Discussion on Nagios Fitness for Purpose

At a recent London DevOps meetup, Andy Sykes launched a debate on whether Nagios, a well-known application that offers monitoring and alerting services, should be replaced with a better solution.

Andy acknowledges that Nagios has a simple plug-in model, conceptual simplicity and reliability. But the drawbacks are greater. According to Andy, Nagios is difficult to scale, as it dos not support any kind of clustering. It is also difficult to configure, with lots of duplication between the Nagios server and the Nagios clients. Another sore point is the lack of an API to make system integration and custom dashboards creation easier tasks. In the age of the elasticity and the cloud, the need for the master to be told about a new client is also pointed out as a significant disadvantage.

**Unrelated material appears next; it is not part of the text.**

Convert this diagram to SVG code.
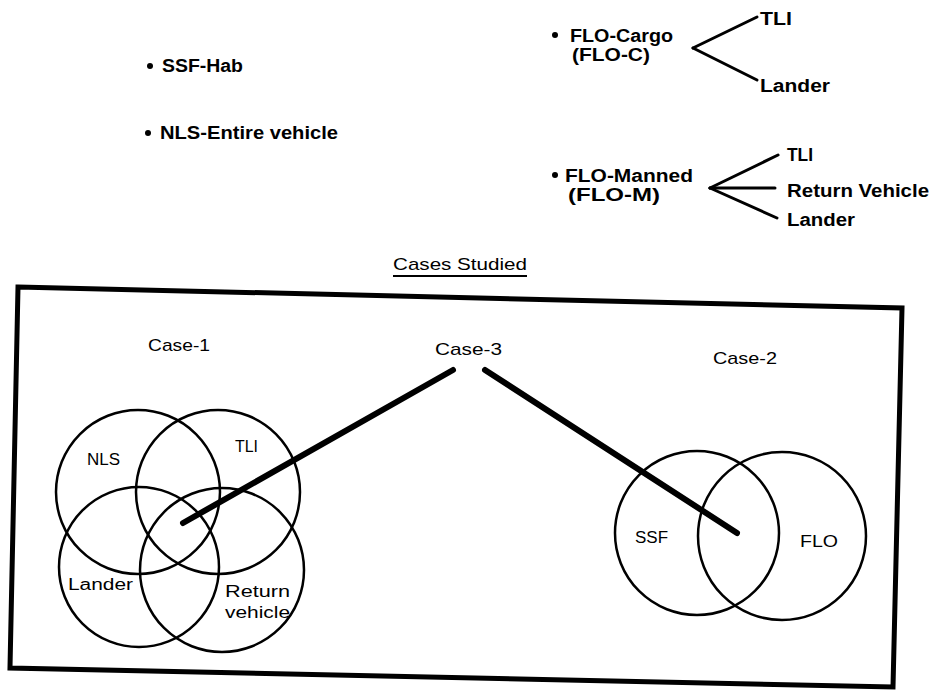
<svg xmlns="http://www.w3.org/2000/svg" width="930" height="691" viewBox="0 0 930 691">
<style>
  .b { font-family: "Liberation Sans", Arial, sans-serif; font-weight: bold; font-size: 18px; fill: #000; }
  .r { font-family: "Liberation Sans", Arial, sans-serif; font-size: 17px; fill: #000; }
  .v { font-family: "Liberation Sans", Arial, sans-serif; font-size: 16px; fill: #000; }
  .circ { fill: none; stroke: #000; stroke-width: 2.5; }
  .thin { stroke: #000; stroke-width: 3; fill: none; stroke-linecap: round; }
  .thick { stroke: #000; stroke-width: 6; fill: none; stroke-linecap: round; }
  .dot { fill: #000; }
</style>
<rect x="0" y="0" width="930" height="691" fill="#fff"/>

<g id="ssf-hab">
  <circle class="dot" cx="150" cy="66" r="3"/>
  <text class="b" x="162" y="72" textLength="81" lengthAdjust="spacingAndGlyphs">SSF-Hab</text>
</g>
<g id="nls-entire">
  <circle class="dot" cx="148" cy="133" r="3"/>
  <text class="b" x="160" y="139" textLength="178" lengthAdjust="spacingAndGlyphs">NLS-Entire vehicle</text>
</g>

<g id="flo-cargo">
  <circle class="dot" cx="555" cy="35" r="3"/>
  <text class="b" x="570" y="42" textLength="103" lengthAdjust="spacingAndGlyphs">FLO-Cargo</text>
  <text class="b" x="572" y="61" textLength="78" lengthAdjust="spacingAndGlyphs">(FLO-C)</text>
</g>
<g id="cargo-tli"><text class="b" x="760" y="25" textLength="32" lengthAdjust="spacingAndGlyphs">TLI</text></g>
<g id="cargo-lander"><text class="b" x="760" y="92" textLength="70" lengthAdjust="spacingAndGlyphs">Lander</text></g>

<g id="flo-manned">
  <circle class="dot" cx="555" cy="175" r="3"/>
  <text class="b" x="565" y="182" textLength="128" lengthAdjust="spacingAndGlyphs">FLO-Manned</text>
  <text class="b" x="568" y="201" textLength="92" lengthAdjust="spacingAndGlyphs">(FLO-M)</text>
</g>
<g id="manned-tli"><text class="b" x="787" y="161" textLength="26" lengthAdjust="spacingAndGlyphs">TLI</text></g>
<g id="manned-return"><text class="b" x="787" y="197" textLength="142" lengthAdjust="spacingAndGlyphs">Return Vehicle</text></g>
<g id="manned-lander"><text class="b" x="787" y="226" textLength="68" lengthAdjust="spacingAndGlyphs">Lander</text></g>

<g id="title">
  <text class="r" x="393" y="270" textLength="134" lengthAdjust="spacingAndGlyphs">Cases Studied</text>
  <line x1="393" y1="276" x2="527" y2="276" stroke="#000" stroke-width="2.2"/>
</g>

<g id="frame">
  <polygon points="18,287 902,308 893,687 10,668" fill="none" stroke="#000" stroke-width="5" stroke-linejoin="miter"/>
</g>

<g id="case-1">
  <text class="r" x="148" y="351" textLength="62" lengthAdjust="spacingAndGlyphs">Case-1</text>
  <circle class="circ" cx="138" cy="492" r="82"/>
  <circle class="circ" cx="218" cy="492" r="82"/>
  <circle class="circ" cx="139" cy="567" r="80"/>
  <circle class="circ" cx="222" cy="570" r="82"/>
  <text class="v" x="87" y="465" textLength="33" lengthAdjust="spacingAndGlyphs">NLS</text>
  <text class="v" x="235" y="452" textLength="23" lengthAdjust="spacingAndGlyphs">TLI</text>
  <text class="v" x="68" y="590" textLength="65" lengthAdjust="spacingAndGlyphs">Lander</text>
  <text class="v" x="225" y="597" textLength="65" lengthAdjust="spacingAndGlyphs">Return</text>
  <text class="v" x="225" y="618" textLength="65" lengthAdjust="spacingAndGlyphs">vehicle</text>
</g>

<g id="case-3">
  <text class="r" x="435" y="355" textLength="67" lengthAdjust="spacingAndGlyphs">Case-3</text>
</g>

<g id="case-2">
  <text class="r" x="713" y="364" textLength="64" lengthAdjust="spacingAndGlyphs">Case-2</text>
  <circle class="circ" cx="697" cy="533" r="82"/>
  <circle class="circ" cx="782" cy="536" r="84"/>
  <text class="v" x="635" y="543" textLength="33" lengthAdjust="spacingAndGlyphs">SSF</text>
  <text class="v" x="800" y="547" textLength="38" lengthAdjust="spacingAndGlyphs">FLO</text>
</g>

<g id="connectors">
  <line class="thin" x1="693" y1="48" x2="757" y2="17"/>
  <line class="thin" x1="693" y1="48" x2="757" y2="80"/>
  <line class="thin" x1="710" y1="188" x2="778" y2="155"/>
  <line class="thin" x1="710" y1="188" x2="775" y2="188"/>
  <line class="thin" x1="710" y1="188" x2="777" y2="218"/>
  <line class="thick" x1="183" y1="523" x2="453" y2="370"/>
  <line class="thick" x1="485" y1="370" x2="737" y2="533"/>
</g>
</svg>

Andy makes some proposals to deal with Nagios failings. He suggests that Sensu is a good fit for the monitoring problem, Graphite for the graphing needs and Flapjack for the alerting services. For the anomaly detection and user interface problems, Andy is not comfortable with any of the current offerings.

Laurie Denness is on the other side of the argument, and explains why Etsy will continue to use Nagios. Laurie makes counter claims for each of Andy's arguments.

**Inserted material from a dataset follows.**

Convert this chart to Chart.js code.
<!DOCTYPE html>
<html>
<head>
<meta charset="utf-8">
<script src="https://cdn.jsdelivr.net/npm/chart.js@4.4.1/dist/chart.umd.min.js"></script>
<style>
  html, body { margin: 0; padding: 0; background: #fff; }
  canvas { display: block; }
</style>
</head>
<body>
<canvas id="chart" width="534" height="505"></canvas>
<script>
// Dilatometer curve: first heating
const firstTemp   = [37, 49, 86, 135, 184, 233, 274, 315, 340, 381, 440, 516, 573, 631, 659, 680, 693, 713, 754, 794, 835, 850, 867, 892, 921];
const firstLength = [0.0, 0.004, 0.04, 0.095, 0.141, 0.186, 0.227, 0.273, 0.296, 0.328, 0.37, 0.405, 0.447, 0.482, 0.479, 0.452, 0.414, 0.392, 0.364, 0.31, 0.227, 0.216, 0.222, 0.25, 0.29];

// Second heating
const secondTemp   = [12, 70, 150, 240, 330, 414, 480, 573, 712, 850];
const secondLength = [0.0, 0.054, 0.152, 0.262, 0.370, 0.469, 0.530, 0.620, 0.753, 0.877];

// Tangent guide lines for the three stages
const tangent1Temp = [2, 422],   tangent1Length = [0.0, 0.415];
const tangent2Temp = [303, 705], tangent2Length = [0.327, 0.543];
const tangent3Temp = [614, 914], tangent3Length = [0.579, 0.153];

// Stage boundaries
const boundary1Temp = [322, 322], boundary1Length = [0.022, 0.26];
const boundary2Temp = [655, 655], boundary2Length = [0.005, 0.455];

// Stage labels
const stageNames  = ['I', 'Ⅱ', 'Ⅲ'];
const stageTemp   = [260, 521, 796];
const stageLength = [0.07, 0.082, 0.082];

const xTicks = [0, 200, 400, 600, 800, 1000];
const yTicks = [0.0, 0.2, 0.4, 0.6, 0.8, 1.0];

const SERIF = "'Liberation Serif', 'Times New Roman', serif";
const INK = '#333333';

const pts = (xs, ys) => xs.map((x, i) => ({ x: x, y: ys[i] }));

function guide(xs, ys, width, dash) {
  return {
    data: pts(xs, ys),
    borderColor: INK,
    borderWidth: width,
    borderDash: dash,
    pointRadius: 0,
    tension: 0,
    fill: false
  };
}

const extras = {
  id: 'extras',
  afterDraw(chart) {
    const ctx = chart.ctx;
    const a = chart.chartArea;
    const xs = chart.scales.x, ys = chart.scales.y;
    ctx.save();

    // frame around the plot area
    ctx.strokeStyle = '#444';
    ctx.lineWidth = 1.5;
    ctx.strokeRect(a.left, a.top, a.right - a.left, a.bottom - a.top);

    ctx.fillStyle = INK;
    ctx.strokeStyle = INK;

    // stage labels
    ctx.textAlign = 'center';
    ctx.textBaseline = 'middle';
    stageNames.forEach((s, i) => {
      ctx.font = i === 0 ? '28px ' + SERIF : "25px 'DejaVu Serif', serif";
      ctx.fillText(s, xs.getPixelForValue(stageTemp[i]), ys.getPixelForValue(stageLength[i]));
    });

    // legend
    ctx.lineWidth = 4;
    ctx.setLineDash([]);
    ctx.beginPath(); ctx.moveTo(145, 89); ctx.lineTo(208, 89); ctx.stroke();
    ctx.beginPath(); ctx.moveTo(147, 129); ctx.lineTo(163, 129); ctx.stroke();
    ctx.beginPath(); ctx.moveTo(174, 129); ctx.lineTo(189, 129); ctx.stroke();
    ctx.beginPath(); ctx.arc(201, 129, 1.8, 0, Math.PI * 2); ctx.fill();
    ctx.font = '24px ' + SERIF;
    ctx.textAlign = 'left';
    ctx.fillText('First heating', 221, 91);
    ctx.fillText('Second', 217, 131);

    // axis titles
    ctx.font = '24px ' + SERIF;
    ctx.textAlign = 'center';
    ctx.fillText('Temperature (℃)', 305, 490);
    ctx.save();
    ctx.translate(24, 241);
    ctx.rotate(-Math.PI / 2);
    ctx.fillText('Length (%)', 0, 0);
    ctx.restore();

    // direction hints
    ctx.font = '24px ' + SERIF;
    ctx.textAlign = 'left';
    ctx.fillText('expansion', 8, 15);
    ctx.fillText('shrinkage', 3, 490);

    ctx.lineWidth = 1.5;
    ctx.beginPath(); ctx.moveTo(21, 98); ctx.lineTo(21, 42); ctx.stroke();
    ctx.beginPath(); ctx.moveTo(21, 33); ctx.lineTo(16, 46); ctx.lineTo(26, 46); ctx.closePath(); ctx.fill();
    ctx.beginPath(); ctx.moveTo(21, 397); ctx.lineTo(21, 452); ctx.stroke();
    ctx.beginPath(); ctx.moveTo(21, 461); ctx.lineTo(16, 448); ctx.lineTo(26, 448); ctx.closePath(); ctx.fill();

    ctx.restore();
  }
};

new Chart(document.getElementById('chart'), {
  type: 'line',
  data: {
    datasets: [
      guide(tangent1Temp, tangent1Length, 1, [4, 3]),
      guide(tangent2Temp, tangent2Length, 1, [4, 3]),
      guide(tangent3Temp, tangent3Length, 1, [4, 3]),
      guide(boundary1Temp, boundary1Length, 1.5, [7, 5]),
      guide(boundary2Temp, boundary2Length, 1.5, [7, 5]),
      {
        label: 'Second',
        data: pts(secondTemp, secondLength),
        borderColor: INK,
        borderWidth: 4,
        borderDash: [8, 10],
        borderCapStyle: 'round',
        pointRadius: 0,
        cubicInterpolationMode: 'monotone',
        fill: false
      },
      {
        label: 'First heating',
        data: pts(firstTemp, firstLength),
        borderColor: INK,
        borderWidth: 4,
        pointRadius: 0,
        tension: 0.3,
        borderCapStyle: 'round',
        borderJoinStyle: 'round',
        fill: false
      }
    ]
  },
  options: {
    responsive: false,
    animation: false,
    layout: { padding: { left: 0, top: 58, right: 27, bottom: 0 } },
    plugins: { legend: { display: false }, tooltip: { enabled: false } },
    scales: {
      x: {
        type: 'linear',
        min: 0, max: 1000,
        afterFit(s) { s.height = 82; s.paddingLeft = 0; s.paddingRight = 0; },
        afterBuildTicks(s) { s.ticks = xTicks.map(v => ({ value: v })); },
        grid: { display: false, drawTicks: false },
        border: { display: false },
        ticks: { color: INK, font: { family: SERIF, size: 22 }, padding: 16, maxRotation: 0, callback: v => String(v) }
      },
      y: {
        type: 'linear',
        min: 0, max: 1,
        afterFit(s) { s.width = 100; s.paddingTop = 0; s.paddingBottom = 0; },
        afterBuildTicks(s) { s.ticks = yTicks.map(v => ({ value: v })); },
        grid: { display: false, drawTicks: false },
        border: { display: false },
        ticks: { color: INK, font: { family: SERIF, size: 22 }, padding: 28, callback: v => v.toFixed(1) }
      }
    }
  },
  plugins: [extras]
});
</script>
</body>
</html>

Laurie reports that Etsy has "10,000 checks in our primary datacenter, all active, usually on 2-3 minute check intervals with a bunch on 30 seconds". They had to perform some optimization adjustments. The team enabled the use_large_installation_tweaks flag to bring the latency down. The team also disabled the CPU dynamic scaling setting on their HP and Dell servers, as Nagios does not seem to play well with the power management algorithms used by those boxes. When Etsy started to use two data centers, they chose to have a Nagios instance in each of them and used Nagdash to aggregate status and reports in a single place.

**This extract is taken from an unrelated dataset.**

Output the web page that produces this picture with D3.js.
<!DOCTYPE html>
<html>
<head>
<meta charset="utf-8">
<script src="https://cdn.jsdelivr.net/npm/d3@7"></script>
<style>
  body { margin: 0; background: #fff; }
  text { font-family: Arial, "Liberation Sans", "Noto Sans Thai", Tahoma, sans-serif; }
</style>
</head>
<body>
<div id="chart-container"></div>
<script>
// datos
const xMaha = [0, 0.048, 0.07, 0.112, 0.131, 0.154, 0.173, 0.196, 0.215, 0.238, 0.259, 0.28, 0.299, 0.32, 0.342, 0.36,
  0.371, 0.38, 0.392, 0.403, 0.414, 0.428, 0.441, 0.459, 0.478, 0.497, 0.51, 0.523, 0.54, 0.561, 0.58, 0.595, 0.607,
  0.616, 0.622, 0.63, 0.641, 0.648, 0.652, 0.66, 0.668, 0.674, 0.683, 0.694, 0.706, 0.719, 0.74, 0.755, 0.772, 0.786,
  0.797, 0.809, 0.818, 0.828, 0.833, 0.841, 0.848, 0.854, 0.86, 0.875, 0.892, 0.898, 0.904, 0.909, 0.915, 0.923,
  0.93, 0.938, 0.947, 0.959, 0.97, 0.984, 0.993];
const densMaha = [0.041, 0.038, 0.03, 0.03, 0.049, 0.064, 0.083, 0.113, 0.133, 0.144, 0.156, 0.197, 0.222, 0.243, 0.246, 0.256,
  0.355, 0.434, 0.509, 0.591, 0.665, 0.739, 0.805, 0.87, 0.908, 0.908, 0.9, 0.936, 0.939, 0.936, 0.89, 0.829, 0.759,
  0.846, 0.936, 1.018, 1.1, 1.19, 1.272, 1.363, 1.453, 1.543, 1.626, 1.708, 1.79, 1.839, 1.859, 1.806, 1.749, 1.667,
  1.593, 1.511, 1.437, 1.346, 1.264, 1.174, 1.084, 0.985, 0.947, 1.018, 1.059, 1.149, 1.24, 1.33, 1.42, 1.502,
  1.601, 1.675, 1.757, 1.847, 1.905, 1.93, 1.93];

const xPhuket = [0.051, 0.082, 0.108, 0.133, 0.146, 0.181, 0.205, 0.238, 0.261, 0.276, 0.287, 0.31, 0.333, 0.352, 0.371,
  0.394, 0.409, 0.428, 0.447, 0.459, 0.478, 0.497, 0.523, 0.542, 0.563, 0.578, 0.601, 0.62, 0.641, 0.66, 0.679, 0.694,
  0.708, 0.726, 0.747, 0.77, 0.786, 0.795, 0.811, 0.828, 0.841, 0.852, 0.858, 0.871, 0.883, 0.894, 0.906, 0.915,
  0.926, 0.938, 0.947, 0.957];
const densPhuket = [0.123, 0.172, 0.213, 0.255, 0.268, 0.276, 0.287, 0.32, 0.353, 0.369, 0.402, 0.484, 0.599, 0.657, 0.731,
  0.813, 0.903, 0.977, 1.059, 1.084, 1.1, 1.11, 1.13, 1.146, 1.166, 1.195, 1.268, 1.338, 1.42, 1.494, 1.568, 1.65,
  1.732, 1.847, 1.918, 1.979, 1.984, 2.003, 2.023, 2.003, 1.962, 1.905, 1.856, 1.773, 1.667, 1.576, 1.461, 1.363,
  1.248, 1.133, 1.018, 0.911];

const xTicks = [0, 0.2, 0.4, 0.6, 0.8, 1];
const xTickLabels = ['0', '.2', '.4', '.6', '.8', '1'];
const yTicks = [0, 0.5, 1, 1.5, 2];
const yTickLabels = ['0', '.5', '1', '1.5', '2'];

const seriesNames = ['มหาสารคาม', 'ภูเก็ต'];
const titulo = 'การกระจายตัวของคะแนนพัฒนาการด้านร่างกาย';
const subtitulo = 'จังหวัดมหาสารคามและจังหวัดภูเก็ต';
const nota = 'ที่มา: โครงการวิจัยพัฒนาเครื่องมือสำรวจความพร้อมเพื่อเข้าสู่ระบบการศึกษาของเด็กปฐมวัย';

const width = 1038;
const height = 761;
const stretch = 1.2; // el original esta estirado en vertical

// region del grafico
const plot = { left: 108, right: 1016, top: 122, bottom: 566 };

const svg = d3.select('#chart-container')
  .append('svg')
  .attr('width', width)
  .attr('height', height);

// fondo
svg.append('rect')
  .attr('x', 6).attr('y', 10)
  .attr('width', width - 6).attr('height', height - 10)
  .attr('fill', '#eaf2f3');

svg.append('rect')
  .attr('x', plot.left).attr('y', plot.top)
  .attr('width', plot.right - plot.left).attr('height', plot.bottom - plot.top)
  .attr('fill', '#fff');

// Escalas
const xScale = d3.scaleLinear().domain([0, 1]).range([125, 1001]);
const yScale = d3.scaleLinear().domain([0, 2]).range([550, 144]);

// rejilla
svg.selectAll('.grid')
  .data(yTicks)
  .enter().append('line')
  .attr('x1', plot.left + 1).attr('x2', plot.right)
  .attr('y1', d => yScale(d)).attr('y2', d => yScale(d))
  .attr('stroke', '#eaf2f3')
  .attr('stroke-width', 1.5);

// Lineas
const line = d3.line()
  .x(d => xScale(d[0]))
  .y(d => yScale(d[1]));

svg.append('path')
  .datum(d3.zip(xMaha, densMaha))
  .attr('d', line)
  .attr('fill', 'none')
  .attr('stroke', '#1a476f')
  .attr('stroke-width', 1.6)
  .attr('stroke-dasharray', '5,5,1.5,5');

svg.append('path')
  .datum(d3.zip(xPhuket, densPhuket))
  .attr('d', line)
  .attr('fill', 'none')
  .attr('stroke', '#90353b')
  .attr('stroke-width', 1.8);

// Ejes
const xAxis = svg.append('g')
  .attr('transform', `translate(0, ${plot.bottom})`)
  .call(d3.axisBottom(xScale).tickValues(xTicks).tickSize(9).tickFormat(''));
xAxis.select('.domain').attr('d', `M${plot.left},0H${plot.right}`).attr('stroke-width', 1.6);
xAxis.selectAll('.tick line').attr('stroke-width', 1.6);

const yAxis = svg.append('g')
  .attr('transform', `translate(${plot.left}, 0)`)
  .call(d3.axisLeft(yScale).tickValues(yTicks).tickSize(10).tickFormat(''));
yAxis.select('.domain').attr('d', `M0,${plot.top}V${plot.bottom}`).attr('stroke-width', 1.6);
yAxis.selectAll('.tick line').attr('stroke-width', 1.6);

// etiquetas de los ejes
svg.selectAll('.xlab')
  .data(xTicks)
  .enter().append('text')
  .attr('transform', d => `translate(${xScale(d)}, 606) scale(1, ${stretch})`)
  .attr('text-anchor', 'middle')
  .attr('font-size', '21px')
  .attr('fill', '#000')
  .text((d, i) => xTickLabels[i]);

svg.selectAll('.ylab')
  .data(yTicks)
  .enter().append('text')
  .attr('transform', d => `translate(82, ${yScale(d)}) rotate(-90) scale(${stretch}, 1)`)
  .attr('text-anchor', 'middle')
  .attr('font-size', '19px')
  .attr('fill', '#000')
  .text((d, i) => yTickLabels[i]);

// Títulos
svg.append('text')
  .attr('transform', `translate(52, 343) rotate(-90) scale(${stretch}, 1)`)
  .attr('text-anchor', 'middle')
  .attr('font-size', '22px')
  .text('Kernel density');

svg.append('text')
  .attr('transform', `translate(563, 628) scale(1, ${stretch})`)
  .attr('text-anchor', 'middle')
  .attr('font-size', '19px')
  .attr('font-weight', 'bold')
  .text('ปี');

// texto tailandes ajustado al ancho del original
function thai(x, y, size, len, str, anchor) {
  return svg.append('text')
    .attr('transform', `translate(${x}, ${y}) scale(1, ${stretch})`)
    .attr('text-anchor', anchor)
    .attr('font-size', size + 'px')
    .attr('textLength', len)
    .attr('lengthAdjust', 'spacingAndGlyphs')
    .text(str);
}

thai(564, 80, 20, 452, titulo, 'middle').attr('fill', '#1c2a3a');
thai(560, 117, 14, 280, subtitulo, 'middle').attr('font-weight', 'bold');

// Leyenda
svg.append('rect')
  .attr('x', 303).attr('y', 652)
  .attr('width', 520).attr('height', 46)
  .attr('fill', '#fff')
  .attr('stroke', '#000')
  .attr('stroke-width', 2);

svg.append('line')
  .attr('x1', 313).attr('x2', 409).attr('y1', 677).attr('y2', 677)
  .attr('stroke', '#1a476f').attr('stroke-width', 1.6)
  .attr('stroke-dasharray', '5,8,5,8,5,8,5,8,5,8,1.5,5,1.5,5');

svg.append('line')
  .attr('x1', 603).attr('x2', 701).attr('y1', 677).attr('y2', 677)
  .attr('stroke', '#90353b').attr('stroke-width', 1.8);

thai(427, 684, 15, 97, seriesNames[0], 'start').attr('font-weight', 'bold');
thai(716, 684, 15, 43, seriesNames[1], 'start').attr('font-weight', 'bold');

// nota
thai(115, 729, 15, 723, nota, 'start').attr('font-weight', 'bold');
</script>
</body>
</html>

On the configuration front, Laurie asserts that:

If you spend your day picking through Nagios config files, then you probably either love it anyway, you're doing a huge rewrite of your old config, or you're probably doing it wrong. You can easily automate this.

Etsy has also been using nagios-api, a third-party project that presents a REST-like JSON interface to Nagios, to automate it.

Laurie makes a broader point about Nagios' perceived failings in Andy's eyes. Laurie thinks that the Unix philosophy applies when working with Nagios: "Many small parts, applications that do a small specific thing, which you tie together using a pipe". The fact that Nagios has a strong ecosystem around it is a strong advantage in his view.

Commenting on Laurie's writings, Theo Schlossnagle leans on the "Nagios is not enough" line of thinking:

Reading telemetry off systems and providing deep insight into their behavior is what we need from the operations side. That is a broad task that requires analytics on the data collected. Nagios and the myriad products designed like Nagios simply do not allow for this approach.